William Carey Christian School is an independent non-denominational Christian co-educational early learning, primary and secondary day school, located in Prestons, a suburb in South Western Sydney, New South Wales, Australia.

The school provides a religious and general education to approximately 1,250 students, from early learning; through Kindergarten to Year 12.

== Overview ==
William Carey was established on 9 February 1984 with a total enrolment of four students. At the time, it was located in a small Reformed church building at the end of McClean Street, Liverpool. It remained in this place before moving to St. Stephen's Anglican Church on Cabramatta Road, Cabramatta, and then later to a Uniting Church on Sutton Road, Ashcroft.

In 1988, the School moved to its current grounds in Prestons. The initially purchased land was half of what it is now, and was bordered by Cabramatta Creek (as it is now), semi-rural farming land (where the housing estate is now) and chicken farms (where its sports fields and Preporatory School are now located).

On its initial move, the School allocated up to Junior High grades, expanding over the course of the following years to incorporate Senior High Grades. The initial buildings of the school were those located closest to Cabramatta Creek, the land ending where the centre driveway now divides the school into two sections. Early in 1990, the school purchased the land where the chicken farms were located, adding sports fields and more class rooms to accommodate its continued growth.

A preparatory school adjoining the school grounds opened at the beginning of 2010. The school is very large, and has a primary section and a high-school section.
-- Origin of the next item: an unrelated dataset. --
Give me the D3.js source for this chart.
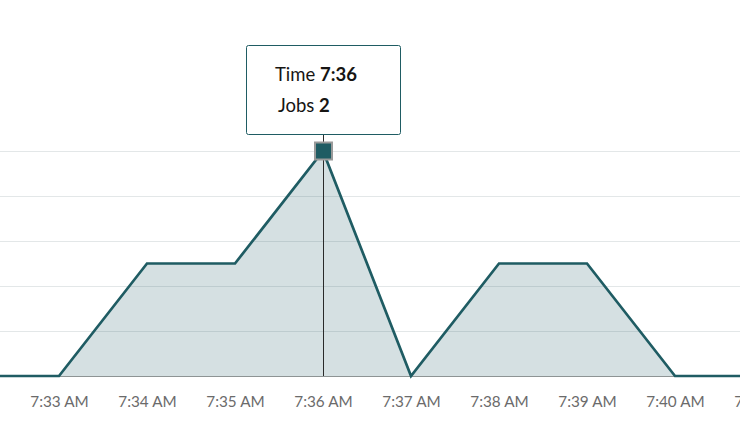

The school also offers Before and After School Care and Vacation Care from the same facility. Infants, primary and high school departments are all on the 26 acre site.

WCCS has an open enrolment policy and no religious test is required of parents who wish to enrol their children at the school, however, the parent body is aware of the school's distinctive Christian emphasis and are expected to support and co-operate with it. The Board appoints teachers and other staff, as well as the principal, who is then responsible for the day-to-day running of the school.